An ideal that captures the imagination of a people eventually moves them to collective action. This idealism as a motivation has often been demonstrated in religion, politics, and social customs. However, not all ideals have been beneficial to our sociological category of life.

An ideal is something man aspires to. Ideals are not all virtuous. Some of them may be prompted by fear, superstition, or intolerance. Much religious persecution has been instituted by a wrong concept, an erroneous ideal. In our sociological category of life we all have known of previous ideals which have been modified or abolished.

Today we have political ideals which divide the world. Each political ideal has millions of followers. Therefore, this sociological category of life which we experience is primarily one of our own making.
The third category of life which we experience is the aesthetic. It is the highest order of life, as it extracts from life its greatest value. This value of life, this quality of the aesthetic, is beauty. What is this beauty and how do we recognize it?

Is the aesthetic sense inherited? Or do we acquire and develop it? Every noble human achievement in every capacity of human effort has had behind it an aesthetic impulsion.

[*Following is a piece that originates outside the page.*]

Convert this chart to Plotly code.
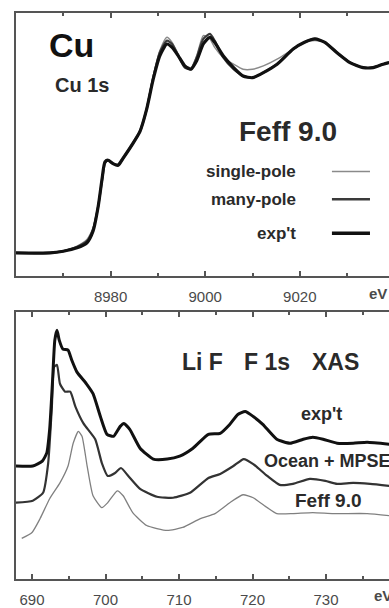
import plotly.graph_objects as go

# ---------------- data: Cu K-edge (top panel) ----------------
cu_energy = [8960, 8967.2, 8970, 8972.9, 8975, 8976.3, 8977.4, 8978.2, 8978.8, 8979.5,
             8980.5, 8981.6, 8982.6, 8984.5, 8986.2, 8987.6, 8989, 8990.4, 8991.9, 8993,
             8994.3, 8995.7, 8997, 8998.2, 8999.6, 9001, 9002, 9003.8, 9006, 9008,
             9010, 9012.3, 9015.2, 9018.6, 9021, 9023.2, 9025.3, 9027.8, 9030.6, 9033.4,
             9035.5, 9037.6, 9038.9]
cu_single_pole = [0, 0, 0.01, 0.04, 0.08, 0.15, 0.29, 0.44, 0.53, 0.55,
                  0.53, 0.53, 0.57, 0.65, 0.73, 0.86, 1.05, 1.20, 1.28, 1.25,
                  1.18, 1.11, 1.10, 1.17, 1.29, 1.27, 1.22, 1.16, 1.12, 1.09,
                  1.09, 1.11, 1.15, 1.21, 1.25, 1.26, 1.25, 1.19, 1.13, 1.10,
                  1.10, 1.12, 1.13]
cu_many_pole = [0, 0, 0.01, 0.035, 0.07, 0.14, 0.28, 0.43, 0.53, 0.55,
                0.53, 0.52, 0.56, 0.64, 0.72, 0.85, 1.04, 1.19, 1.26, 1.24,
                1.17, 1.10, 1.09, 1.16, 1.27, 1.30, 1.26, 1.16, 1.09, 1.05,
                1.04, 1.07, 1.12, 1.21, 1.25, 1.27, 1.25, 1.19, 1.13, 1.10,
                1.10, 1.12, 1.13]
cu_expt = [0, 0, 0.01, 0.03, 0.06, 0.13, 0.28, 0.44, 0.54, 0.55,
           0.53, 0.52, 0.56, 0.64, 0.72, 0.85, 1.03, 1.17, 1.24, 1.22,
           1.17, 1.11, 1.09, 1.14, 1.24, 1.28, 1.25, 1.17, 1.10, 1.05,
           1.04, 1.07, 1.12, 1.21, 1.25, 1.27, 1.25, 1.19, 1.13, 1.10,
           1.10, 1.12, 1.13]
cu_tick_vals = [8980, 9000, 9020]
cu_tick_text = ["8980", "9000", "9020"]
cu_minor_vals = [8970, 8990, 9010, 9030]

# ---------------- data: LiF F 1s XAS (bottom panel) ----------------
lif_energy_expt = [687.8, 690.1, 691.4, 692.0, 692.4, 692.8, 693.1, 693.4, 693.7, 694.2,
                   694.9, 695.4, 696.1, 697.4, 698.3, 699.3, 700.2, 701.1, 702.0, 702.5,
                   703.3, 704.7, 706.5, 708.4, 710.1, 711.9, 714.0, 715.6, 716.9, 718.0,
                   719.0, 720.1, 721.4, 723.3, 725.1, 726.9, 728.2, 729.6, 731.5, 733.7,
                   735.6, 738.6]
lif_expt = [1.14, 1.14, 1.19, 1.27, 1.51, 2.01, 2.41, 2.51, 2.41, 2.32,
            2.31, 2.21, 2.09, 1.97, 1.87, 1.64, 1.46, 1.44, 1.54, 1.57,
            1.51, 1.32, 1.21, 1.21, 1.24, 1.32, 1.46, 1.47, 1.56, 1.66,
            1.69, 1.64, 1.56, 1.41, 1.37, 1.41, 1.43, 1.41, 1.37, 1.37,
            1.38, 1.36]
lif_energy_ocean = [687.8, 690.1, 691.5, 692.2, 692.7, 693.0, 693.4, 693.8, 694.5, 695.2,
                    695.9, 697.0, 698.6, 699.5, 700.3, 701.3, 702.1, 703.1, 704.7, 707.0,
                    709.2, 711.5, 714.0, 715.6, 717.4, 718.8, 720.1, 722.0, 723.7, 725.5,
                    727.8, 729.9, 731.5, 733.7, 736.0, 738.6]
lif_ocean_mpse = [0.77, 0.79, 0.87, 1.17, 1.74, 2.14, 2.16, 1.97, 1.89, 1.89,
                  1.74, 1.57, 1.41, 1.17, 1.04, 1.07, 1.12, 1.04, 0.91, 0.83,
                  0.82, 0.87, 1.02, 1.06, 1.14, 1.21, 1.16, 1.04, 0.95, 0.96,
                  1.01, 0.99, 0.96, 0.97, 0.96, 0.94]
lif_energy_feff = [688.6, 690.0, 691.1, 692.4, 693.8, 694.9, 695.6, 696.3, 696.8, 697.5,
                   698.3, 699.5, 700.3, 701.6, 702.4, 703.7, 705.6, 708.4, 710.5, 712.9,
                   714.9, 716.9, 718.7, 720.1, 722.0, 723.3, 725.5, 728.2, 731.0, 735.6,
                   738.6]
lif_feff90 = [0.41, 0.47, 0.61, 0.81, 0.97, 1.14, 1.37, 1.49, 1.44, 1.14,
              0.84, 0.72, 0.77, 0.89, 0.84, 0.67, 0.54, 0.49, 0.52, 0.61,
              0.66, 0.77, 0.85, 0.82, 0.72, 0.66, 0.66, 0.67, 0.66, 0.66,
              0.64]
lif_tick_vals = [690, 700, 710, 720, 730]
lif_tick_text = ["690", "700", "710", "720", "730"]
lif_minor_vals = [695, 705, 715, 725, 735]

# ---------------- figure ----------------
FONT = "Liberation Sans, Arial, sans-serif"
AX = "#555555"
TXT = "#2a2a2a"

fig = go.Figure()

fig.add_trace(go.Scatter(x=cu_energy, y=cu_single_pole, mode="lines",
                         line=dict(color="#8a8a8a", width=1.4, shape="spline", smoothing=0.6),
                         xaxis="x", yaxis="y", showlegend=False))
fig.add_trace(go.Scatter(x=cu_energy, y=cu_many_pole, mode="lines",
                         line=dict(color="#3a3a3a", width=2.2, shape="spline", smoothing=0.6),
                         xaxis="x", yaxis="y", showlegend=False))
fig.add_trace(go.Scatter(x=cu_energy, y=cu_expt, mode="lines",
                         line=dict(color="#111111", width=3.2, shape="spline", smoothing=0.6),
                         xaxis="x", yaxis="y", showlegend=False))

fig.add_trace(go.Scatter(x=lif_energy_feff, y=lif_feff90, mode="lines",
                         line=dict(color="#808080", width=1.3, shape="spline", smoothing=0.5),
                         xaxis="x2", yaxis="y2", showlegend=False))
fig.add_trace(go.Scatter(x=lif_energy_ocean, y=lif_ocean_mpse, mode="lines",
                         line=dict(color="#333333", width=2.2, shape="spline", smoothing=0.5),
                         xaxis="x2", yaxis="y2", showlegend=False))
fig.add_trace(go.Scatter(x=lif_energy_expt, y=lif_expt, mode="lines",
                         line=dict(color="#111111", width=3.0, shape="spline", smoothing=0.5),
                         xaxis="x2", yaxis="y2", showlegend=False))


def xaxis_cfg(rng, vals, text, minor_vals, anchor):
    return dict(range=rng, domain=[0, 1], anchor=anchor,
                tickmode="array", tickvals=vals, ticktext=text,
                ticks="inside", ticklen=5, tickwidth=1.5, tickcolor=AX,
                minor=dict(tickmode="array", tickvals=minor_vals, ticks="inside",
                           ticklen=3, tickwidth=1.5, tickcolor=AX),
                showline=True, linecolor=AX, linewidth=2, mirror="allticks",
                showgrid=False, zeroline=False, ticklabelstandoff=6,
                tickfont=dict(family=FONT, size=15, color="#4a4a4a"))


def yaxis_cfg(rng, dom, anchor):
    return dict(range=rng, domain=dom, anchor=anchor,
                showline=True, linecolor=AX, linewidth=2, mirror=False,
                ticks="", showticklabels=False, showgrid=False, zeroline=False)


fig.update_layout(
    width=389, height=608,
    margin=dict(l=16, r=0, t=13, b=24),
    paper_bgcolor="white", plot_bgcolor="white",
    xaxis=xaxis_cfg([8960, 9038.86], cu_tick_vals, cu_tick_text, cu_minor_vals, "y"),
    yaxis=yaxis_cfg([-0.135, 1.424], [0.536, 1], "x"),
    xaxis2=xaxis_cfg([687.82, 738.57], lif_tick_vals, lif_tick_text, lif_minor_vals, "y2"),
    yaxis2=yaxis_cfg([0, 2.69], [0, 0.471], "x2"),
)


def note(text, x, y, size, xanchor="center", color=TXT, bold=True):
    fig.add_annotation(text=("<b>%s</b>" % text) if bold else text,
                       x=x, y=y, xref="paper", yref="paper",
                       xanchor=xanchor, yanchor="middle", showarrow=False,
                       font=dict(family=FONT, size=size, color=color))


# top panel labels
note("Cu", 0.149, 0.943, 34, color="#111111")
note("Cu 1s", 0.178, 0.873, 20)
note("Feff 9.0", 0.729, 0.790, 28)
note("single-pole", 0.756, 0.720, 17, xanchor="right")
note("many-pole", 0.756, 0.671, 17, xanchor="right")
note("exp't", 0.756, 0.611, 17, xanchor="right")
legend_styles = [(0.720, "#8a8a8a", 1.5), (0.671, "#3a3a3a", 2.5), (0.611, "#111111", 3.5)]
for yy, col, w in legend_styles:
    fig.add_shape(type="line", xref="paper", yref="paper", x0=0.847, x1=0.949,
                  y0=yy, y1=yy, line=dict(color=col, width=w))
note("eV", 0.941, 0.504, 15, xanchor="left", color="#4a4a4a")

# bottom panel labels
note("Li F", 0.440, 0.383, 23, xanchor="left")
note("F 1s", 0.606, 0.383, 23, xanchor="left")
note("XAS", 0.788, 0.383, 23, xanchor="left")
note("exp't", 0.819, 0.291, 18)
note("Ocean + MPSE", 0.660, 0.208, 18, xanchor="left")
note("Feff 9.0", 0.838, 0.138, 19)
note("eV", 0.954, -0.030, 15, xanchor="left", color="#4a4a4a")

fig.write_html("out.html", config={"displayModeBar": False},
               post_script="document.body.style.margin='0';document.body.style.overflow='hidden';")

Do we transmit the idea of beauty to things of our world which we call beautiful? Or do things arouse within us the consciousness of beauty? These are questions which philosophers have been pondering for centuries. Modern science in the realm of psychology has like wise assumed the quest for answer to these questions.
It seems appropriate to touch briefly on these old and new speculations and conclusions. Socrates said that love is a mediator between God and man. It is the aspiration of the incomplete toward that which will complete it. Step by step love moves forward, say Socrates. First, there is love of body, physical loveliness. Then, next, the beauty of mind and soul. Finally, there is loveliness in itself –absolute, separate, simple, everlasting.
Plato tells us that the joy of the beautiful is the imitation of the idea of good. It is in harmony with the good which we conceive. More simply put, there are certain values which we conceive as good. The beautiful, then, is that which represents or is in harmony with those ideas of good.
Immanuel Kant said that the beautiful has an a priori character. In other words, the notion of the beautiful is innate; it is an indwelling quality of man. The form that delights us has an outer relation to this a priori inner quality of beauty which we have.
However, this inner sense of beauty is formless. Consequently, there can be no beauty which is universally recognized by all men. Simply stated, the fullness of beauty arises in connection with objects which harmoniously relate to our personal sensitivity.
George Santayana, a modern philosopher, said that aesthetics is objectified pleasure. He meant that it is a form of empathy. In other words, we project our feeling of pleasure to some object.